The Illinois State Police (ISP) says that that they are working with transportation officials to install license plate reader camera systems on Chicago area roadways in response to a large number of recent shootings.

On August 20, ISP announced that installation of the camera systems had begun on Chicago expressways in partnership with the Illinois Department of Transportation (IDOT) and the Chicago Department of Transportation (CDOT).

Over the next year, officials will work to install more than 200 license plate reader cameras in Chicago.

ISP says that the cameras will not be used in the enforcement of minor infractions like speeding.

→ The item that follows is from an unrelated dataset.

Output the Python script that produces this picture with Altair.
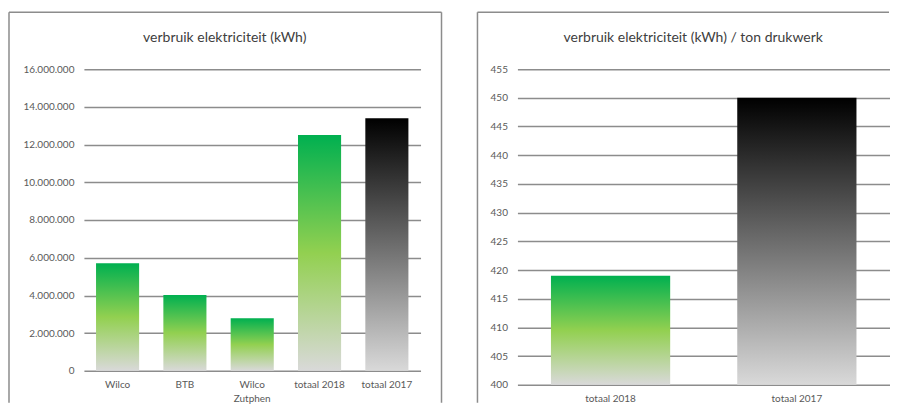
import altair as alt
import pandas as pd

# ---- data ----
cats_left = ["Wilco", "BTB", "Wilco Zutphen", "totaal 2018", "totaal 2017"]
vals_left = [5700000, 4020000, 2790000, 12510000, 13400000]
kind_left = ["g", "g", "g", "g", "k"]
cats_right = ["totaal 2018", "totaal 2017"]
vals_right = [419, 450]
kind_right = ["g", "k"]
title_left = "verbruik elektriciteit (kWh)"
title_right = "verbruik elektriciteit (kWh) / ton drukwerk"
yticks_left = [0, 2000000, 4000000, 6000000, 8000000, 10000000, 12000000, 14000000, 16000000]
yticks_right = [400, 405, 410, 415, 420, 425, 430, 435, 440, 445, 450, 455]

FONT = "Lato"
GRID = "#8c8c8c"
BORDER = "#8c8c8c"
LABEL = "#595959"
TITLE = "#404040"

green = alt.Gradient(
    gradient="linear", x1=0, y1=0, x2=0, y2=1,
    stops=[alt.GradientStop(color="#00b050", offset=0),
           alt.GradientStop(color="#92d050", offset=0.5),
           alt.GradientStop(color="#d9d9d9", offset=1)])
black = alt.Gradient(
    gradient="linear", x1=0, y1=0, x2=0, y2=1,
    stops=[alt.GradientStop(color="#000000", offset=0),
           alt.GradientStop(color="#d9d9d9", offset=1)])

one = pd.DataFrame({"d": [0]})


def panel(cats, vals, kinds, dom, ticks, w, h, ylab_expr, title, left_off,
          right_off, title_x, right_border):
    df = pd.DataFrame({"cat": cats, "val": vals, "kind": kinds})
    x = alt.X("cat:N", scale=alt.Scale(domain=cats, paddingInner=0.36, paddingOuter=0.18),
              axis=alt.Axis(title=None, labelAngle=0, ticks=False, tickSize=0, domain=False,
                            labelPadding=9, labelFont=FONT, labelFontSize=10,
                            labelColor=LABEL, labelLineHeight=14,
                            labelExpr="datum.label == 'Wilco Zutphen' ? ['Wilco', 'Zutphen'] : datum.label"))
    y = alt.Y("val:Q", scale=alt.Scale(domain=dom, zero=False, nice=False),
              axis=alt.Axis(title=None, values=ticks, ticks=False, tickSize=0, domain=False,
                            grid=True, gridColor=GRID, gridWidth=1.5,
                            labelPadding=10, labelFont=FONT, labelFontSize=10,
                            labelColor=LABEL, labelExpr=ylab_expr))
    base = alt.Chart(df)
    g = base.transform_filter("datum.kind == 'g'").mark_bar(color=green).encode(
        x=x, y=y, y2=alt.datum(dom[0]))
    k = base.transform_filter("datum.kind == 'k'").mark_bar(color=black).encode(
        x=x, y=y, y2=alt.datum(dom[0]))
    top, bottom = -57, 334
    rules = [
        alt.Chart(one).mark_rule(color=BORDER, strokeWidth=1.5).encode(
            x=alt.value(-left_off), x2=alt.value(-left_off), y=alt.value(top), y2=alt.value(bottom)),
        alt.Chart(one).mark_rule(color=BORDER, strokeWidth=1.5).encode(
            x=alt.value(-left_off), x2=alt.value(right_off), y=alt.value(top), y2=alt.value(top)),
    ]
    if right_border:
        rules.append(alt.Chart(one).mark_rule(color=BORDER, strokeWidth=1.5).encode(
            x=alt.value(right_off), x2=alt.value(right_off), y=alt.value(top), y2=alt.value(bottom)))
    t = alt.Chart(one).mark_text(text=title, font=FONT, fontSize=14, color=TITLE,
                                 align="center", baseline="middle").encode(
        x=alt.value(title_x), y=alt.value(-31))
    return alt.layer(*rules, t, g, k).properties(width=w, height=h)


left = panel(cats_left, vals_left, kind_left, [0, 16000000], yticks_left, 337, 302,
             "replace(format(datum.value, ','), regexp(',', 'g'), '.')",
             title_left, 75, 358, 141, True)
right = panel(cats_right, vals_right, kind_right, [400, 455], yticks_right, 373, 316,
              "format(datum.value, 'd')",
              title_right, 40, 372, 176, False)

chart = alt.hconcat(left, right, spacing=34).properties(
    padding={"top": 3, "left": 0, "right": 0, "bottom": 0}, background="white"
).configure_view(stroke=None)

chart.save("out.html", embed_options={"renderer": "svg", "actions": False})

Police say that the new camera systems will aid in the investigation into expressway shootings.

As of August 20, there had been 157 reported shootings on Chicago expressways. At least three more victims were added to that tally with expressway shootings reported on August 22 and 24. A 29 year old male motorist passed away from his injuries after he was shot on I-290 on Sunday. Another person inside the 29 year old male’s car died from injuries sustained in a single vehicle crash that occurred after the man was shot.

A total of 128 expressway shootings were reported in Chicago in 2020, and 52 were reported in 2019, according to 5 Chicago.

“This investment in expressway cameras further strengthens the Illinois State Police’s ability to hold violent offenders accountable and fulfill our mission to help all Illinois residents live safely,” said Governor JB Pritzker. “Our roadways should be connections between communities, not crime scenes, and the ISP will offer the additional support necessary to local law enforcement in Chicago to protect traveling residents.”

The camera system was purchased through a $12.5 million grant following the passage of the Tamara Clayton Expressway Camera Act in 2019. The law was named for a woman who was fatally shot on February 4, 2019, while driving to work on I-57. The investigation into Clayton’s death is ongoing.

“Increasingly, we’ve seen shootings throughout the Chicagoland expressways, and I am glad that we will now have the access to technology that will aid in the investigation of expressway shootings,” said State Senator Napoleon Harris, III (D-Harvey). “With these innovations, I hope many crimes are solved and brought to justice, so that the victims’ families may know peace.”

In March 2021, Chicago also began an aggressive camera-based speed enforcement campaign that mails citations to drivers who are caught on video doing as little as 6 m.p.h. over the speed limit.